▸ TASK DETAILS
No pictures belong in the copy; return exactly the lines from the one with "Recreate this image" through the one with "import pandas as pd", both ends included, and nothing else.

--- Begin ---

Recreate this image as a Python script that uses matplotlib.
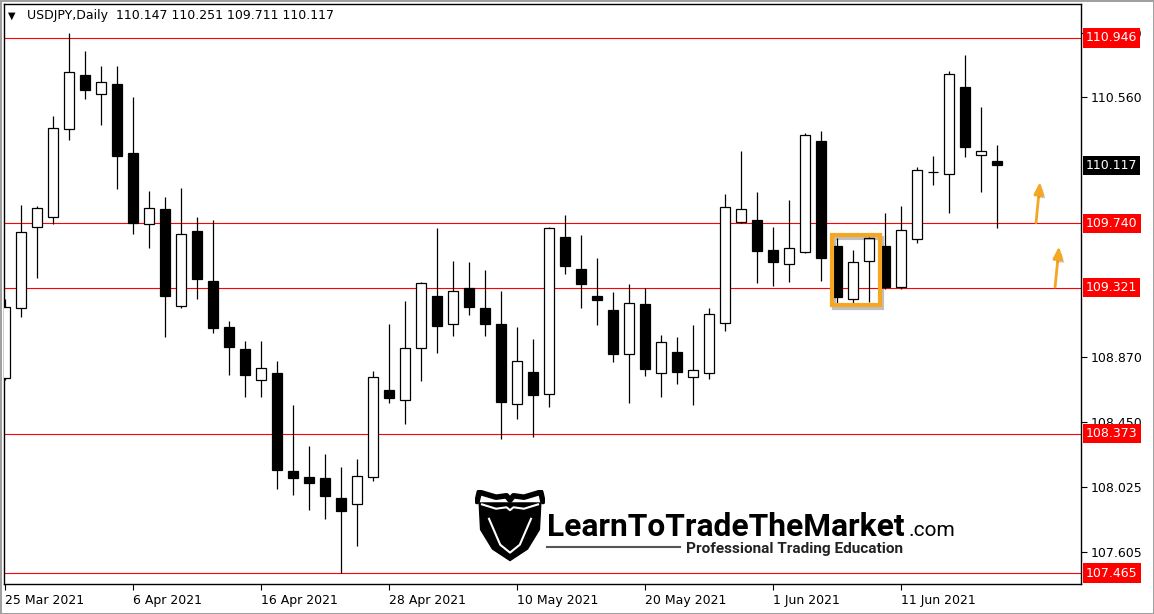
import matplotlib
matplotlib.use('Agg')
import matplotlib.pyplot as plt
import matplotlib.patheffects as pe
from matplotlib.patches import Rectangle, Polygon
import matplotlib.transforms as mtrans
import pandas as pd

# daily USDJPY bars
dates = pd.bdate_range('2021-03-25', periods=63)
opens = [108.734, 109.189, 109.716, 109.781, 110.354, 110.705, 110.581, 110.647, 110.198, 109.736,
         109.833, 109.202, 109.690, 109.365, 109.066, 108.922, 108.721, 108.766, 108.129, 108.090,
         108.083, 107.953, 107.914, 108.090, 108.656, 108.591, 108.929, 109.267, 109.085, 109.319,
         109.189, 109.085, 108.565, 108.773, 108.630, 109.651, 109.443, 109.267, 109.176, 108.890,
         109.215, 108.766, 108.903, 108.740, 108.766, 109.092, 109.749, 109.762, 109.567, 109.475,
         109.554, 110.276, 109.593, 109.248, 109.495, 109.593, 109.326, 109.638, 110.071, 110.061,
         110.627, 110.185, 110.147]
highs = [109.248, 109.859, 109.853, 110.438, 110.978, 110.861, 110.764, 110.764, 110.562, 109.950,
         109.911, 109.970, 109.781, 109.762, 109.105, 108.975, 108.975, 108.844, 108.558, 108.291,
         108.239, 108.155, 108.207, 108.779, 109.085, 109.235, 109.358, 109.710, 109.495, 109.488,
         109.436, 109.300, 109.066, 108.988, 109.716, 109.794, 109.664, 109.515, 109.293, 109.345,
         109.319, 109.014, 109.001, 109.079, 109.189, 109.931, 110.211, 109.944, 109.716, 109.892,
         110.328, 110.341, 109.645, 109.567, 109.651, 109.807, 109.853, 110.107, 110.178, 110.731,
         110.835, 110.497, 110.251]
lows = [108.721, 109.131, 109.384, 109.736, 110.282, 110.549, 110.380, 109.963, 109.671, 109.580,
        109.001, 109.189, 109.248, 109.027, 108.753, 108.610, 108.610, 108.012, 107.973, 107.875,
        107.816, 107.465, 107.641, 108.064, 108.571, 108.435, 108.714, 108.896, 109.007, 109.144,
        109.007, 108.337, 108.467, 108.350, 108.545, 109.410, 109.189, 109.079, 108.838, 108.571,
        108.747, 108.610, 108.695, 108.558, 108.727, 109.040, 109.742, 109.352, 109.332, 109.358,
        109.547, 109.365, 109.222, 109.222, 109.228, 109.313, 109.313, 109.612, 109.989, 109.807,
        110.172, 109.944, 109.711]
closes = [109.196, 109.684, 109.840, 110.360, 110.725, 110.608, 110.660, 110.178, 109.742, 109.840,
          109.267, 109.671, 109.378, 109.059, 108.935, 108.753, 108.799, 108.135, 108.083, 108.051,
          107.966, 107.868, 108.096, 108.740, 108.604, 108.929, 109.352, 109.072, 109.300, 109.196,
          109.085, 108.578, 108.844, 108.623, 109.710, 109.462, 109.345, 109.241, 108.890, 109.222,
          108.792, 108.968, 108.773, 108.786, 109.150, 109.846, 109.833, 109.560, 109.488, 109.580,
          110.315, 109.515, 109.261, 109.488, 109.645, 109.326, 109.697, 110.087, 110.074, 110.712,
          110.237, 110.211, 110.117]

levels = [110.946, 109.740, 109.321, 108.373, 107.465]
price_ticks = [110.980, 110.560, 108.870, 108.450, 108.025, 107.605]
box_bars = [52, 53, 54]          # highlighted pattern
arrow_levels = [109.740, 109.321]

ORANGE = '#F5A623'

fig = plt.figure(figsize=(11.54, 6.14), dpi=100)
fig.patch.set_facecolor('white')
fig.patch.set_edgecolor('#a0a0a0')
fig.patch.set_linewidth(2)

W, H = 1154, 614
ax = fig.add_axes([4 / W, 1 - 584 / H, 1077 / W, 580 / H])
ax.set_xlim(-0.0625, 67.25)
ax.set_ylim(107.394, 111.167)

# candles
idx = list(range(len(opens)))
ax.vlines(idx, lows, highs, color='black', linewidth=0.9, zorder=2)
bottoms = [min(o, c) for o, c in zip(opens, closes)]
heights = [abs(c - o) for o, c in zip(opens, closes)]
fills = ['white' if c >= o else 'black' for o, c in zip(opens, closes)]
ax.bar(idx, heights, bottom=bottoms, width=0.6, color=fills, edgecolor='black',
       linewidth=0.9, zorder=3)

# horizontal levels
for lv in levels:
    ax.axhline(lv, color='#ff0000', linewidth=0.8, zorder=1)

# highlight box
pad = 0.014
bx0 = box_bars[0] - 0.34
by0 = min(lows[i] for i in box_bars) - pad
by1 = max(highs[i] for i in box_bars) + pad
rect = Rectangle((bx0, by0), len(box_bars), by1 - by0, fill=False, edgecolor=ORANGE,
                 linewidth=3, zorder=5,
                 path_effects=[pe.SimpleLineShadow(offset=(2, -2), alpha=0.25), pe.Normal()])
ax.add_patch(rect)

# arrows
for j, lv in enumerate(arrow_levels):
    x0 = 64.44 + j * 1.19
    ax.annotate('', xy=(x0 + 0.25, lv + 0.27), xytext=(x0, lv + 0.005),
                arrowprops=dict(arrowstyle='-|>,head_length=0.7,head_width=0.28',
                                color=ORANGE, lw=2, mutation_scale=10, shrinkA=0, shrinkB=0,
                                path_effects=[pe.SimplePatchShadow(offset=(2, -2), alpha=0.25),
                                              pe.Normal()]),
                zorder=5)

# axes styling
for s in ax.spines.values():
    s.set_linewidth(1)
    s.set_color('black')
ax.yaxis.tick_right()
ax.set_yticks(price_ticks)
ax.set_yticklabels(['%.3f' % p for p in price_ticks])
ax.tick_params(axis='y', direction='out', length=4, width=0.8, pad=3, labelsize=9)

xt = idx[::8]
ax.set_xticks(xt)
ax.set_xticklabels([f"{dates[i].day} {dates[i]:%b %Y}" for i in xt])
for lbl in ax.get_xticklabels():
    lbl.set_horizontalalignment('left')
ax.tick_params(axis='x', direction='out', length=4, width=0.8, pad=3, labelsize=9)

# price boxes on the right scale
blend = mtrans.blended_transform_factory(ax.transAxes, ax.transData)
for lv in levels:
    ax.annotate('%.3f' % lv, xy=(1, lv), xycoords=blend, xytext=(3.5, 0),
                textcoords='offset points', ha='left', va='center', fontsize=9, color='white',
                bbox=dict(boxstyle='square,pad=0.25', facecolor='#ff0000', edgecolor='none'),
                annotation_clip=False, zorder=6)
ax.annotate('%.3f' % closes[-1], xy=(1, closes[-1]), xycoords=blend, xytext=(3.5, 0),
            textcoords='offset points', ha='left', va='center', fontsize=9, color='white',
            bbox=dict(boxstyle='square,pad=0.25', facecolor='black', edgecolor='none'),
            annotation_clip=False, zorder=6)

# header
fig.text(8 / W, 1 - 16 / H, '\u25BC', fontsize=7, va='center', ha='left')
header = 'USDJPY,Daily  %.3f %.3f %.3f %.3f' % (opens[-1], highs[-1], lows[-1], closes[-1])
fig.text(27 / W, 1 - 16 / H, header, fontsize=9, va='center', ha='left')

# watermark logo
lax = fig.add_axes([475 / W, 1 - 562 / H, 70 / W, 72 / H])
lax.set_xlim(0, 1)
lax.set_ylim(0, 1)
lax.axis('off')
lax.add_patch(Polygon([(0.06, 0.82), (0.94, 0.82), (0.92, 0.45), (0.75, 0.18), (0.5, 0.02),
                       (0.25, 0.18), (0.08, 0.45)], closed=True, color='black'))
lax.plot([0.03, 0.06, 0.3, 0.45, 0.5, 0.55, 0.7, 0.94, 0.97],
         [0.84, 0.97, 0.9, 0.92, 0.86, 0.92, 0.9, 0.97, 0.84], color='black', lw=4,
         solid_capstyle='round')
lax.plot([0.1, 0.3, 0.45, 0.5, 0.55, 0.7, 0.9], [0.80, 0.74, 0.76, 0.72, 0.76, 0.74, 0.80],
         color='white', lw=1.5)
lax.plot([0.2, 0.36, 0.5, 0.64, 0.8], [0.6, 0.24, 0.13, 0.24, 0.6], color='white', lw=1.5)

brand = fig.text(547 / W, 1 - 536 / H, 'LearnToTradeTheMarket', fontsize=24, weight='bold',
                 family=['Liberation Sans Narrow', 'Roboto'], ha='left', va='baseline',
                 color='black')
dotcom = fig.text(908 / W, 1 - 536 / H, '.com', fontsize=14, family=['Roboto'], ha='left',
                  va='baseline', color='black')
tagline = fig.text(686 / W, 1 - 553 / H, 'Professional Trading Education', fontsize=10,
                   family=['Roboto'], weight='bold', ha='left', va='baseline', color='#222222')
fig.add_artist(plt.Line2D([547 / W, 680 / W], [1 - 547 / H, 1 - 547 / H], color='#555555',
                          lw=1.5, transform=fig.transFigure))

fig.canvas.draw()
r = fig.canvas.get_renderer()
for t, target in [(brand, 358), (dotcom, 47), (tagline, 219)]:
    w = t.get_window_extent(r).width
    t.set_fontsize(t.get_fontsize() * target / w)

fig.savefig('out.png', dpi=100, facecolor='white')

--- End ---
--- Begin ---

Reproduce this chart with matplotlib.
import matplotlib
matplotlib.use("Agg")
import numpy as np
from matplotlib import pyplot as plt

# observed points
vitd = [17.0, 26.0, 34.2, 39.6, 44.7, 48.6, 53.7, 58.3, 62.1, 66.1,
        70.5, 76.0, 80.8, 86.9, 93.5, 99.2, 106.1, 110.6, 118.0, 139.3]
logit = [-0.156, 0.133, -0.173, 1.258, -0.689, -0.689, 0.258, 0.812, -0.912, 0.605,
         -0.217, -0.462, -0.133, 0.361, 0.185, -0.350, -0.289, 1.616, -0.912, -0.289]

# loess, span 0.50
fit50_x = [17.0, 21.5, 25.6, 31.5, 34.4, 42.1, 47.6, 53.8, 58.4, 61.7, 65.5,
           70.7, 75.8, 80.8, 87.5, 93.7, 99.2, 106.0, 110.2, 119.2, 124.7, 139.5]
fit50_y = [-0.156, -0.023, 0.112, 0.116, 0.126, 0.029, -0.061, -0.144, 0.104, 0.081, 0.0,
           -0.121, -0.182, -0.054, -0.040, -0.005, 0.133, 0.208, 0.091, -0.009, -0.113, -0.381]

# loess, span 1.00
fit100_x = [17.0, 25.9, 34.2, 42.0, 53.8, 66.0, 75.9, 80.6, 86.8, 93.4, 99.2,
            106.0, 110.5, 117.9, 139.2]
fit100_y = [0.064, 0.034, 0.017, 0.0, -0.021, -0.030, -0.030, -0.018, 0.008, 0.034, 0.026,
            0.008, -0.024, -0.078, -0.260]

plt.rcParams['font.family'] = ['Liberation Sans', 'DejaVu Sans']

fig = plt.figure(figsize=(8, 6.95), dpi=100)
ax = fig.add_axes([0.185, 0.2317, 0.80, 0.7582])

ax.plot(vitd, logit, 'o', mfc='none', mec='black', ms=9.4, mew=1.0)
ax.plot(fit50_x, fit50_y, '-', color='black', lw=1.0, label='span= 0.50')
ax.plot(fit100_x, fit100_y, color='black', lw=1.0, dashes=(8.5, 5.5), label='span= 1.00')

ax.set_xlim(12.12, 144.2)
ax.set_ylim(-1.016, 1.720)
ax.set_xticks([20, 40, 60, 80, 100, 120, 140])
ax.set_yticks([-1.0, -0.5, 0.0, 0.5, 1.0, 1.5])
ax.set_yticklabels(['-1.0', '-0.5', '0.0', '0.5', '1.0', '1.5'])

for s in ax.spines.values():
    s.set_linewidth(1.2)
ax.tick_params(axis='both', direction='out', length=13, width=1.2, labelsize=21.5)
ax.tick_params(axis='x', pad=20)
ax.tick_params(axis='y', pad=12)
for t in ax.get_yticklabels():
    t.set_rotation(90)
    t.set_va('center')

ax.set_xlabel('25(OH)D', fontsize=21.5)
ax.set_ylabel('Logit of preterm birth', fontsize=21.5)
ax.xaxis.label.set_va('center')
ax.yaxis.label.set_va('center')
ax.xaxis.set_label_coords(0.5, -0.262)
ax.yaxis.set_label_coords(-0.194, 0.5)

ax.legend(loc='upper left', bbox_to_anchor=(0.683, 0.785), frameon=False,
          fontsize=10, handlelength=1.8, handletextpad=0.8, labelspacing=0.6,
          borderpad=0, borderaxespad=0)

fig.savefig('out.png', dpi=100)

--- End ---

▸ SOLUTION
Recreate this image as a Python script that uses matplotlib.
import matplotlib
matplotlib.use('Agg')
import matplotlib.pyplot as plt
import matplotlib.patheffects as pe
from matplotlib.patches import Rectangle, Polygon
import matplotlib.transforms as mtrans
import pandas as pd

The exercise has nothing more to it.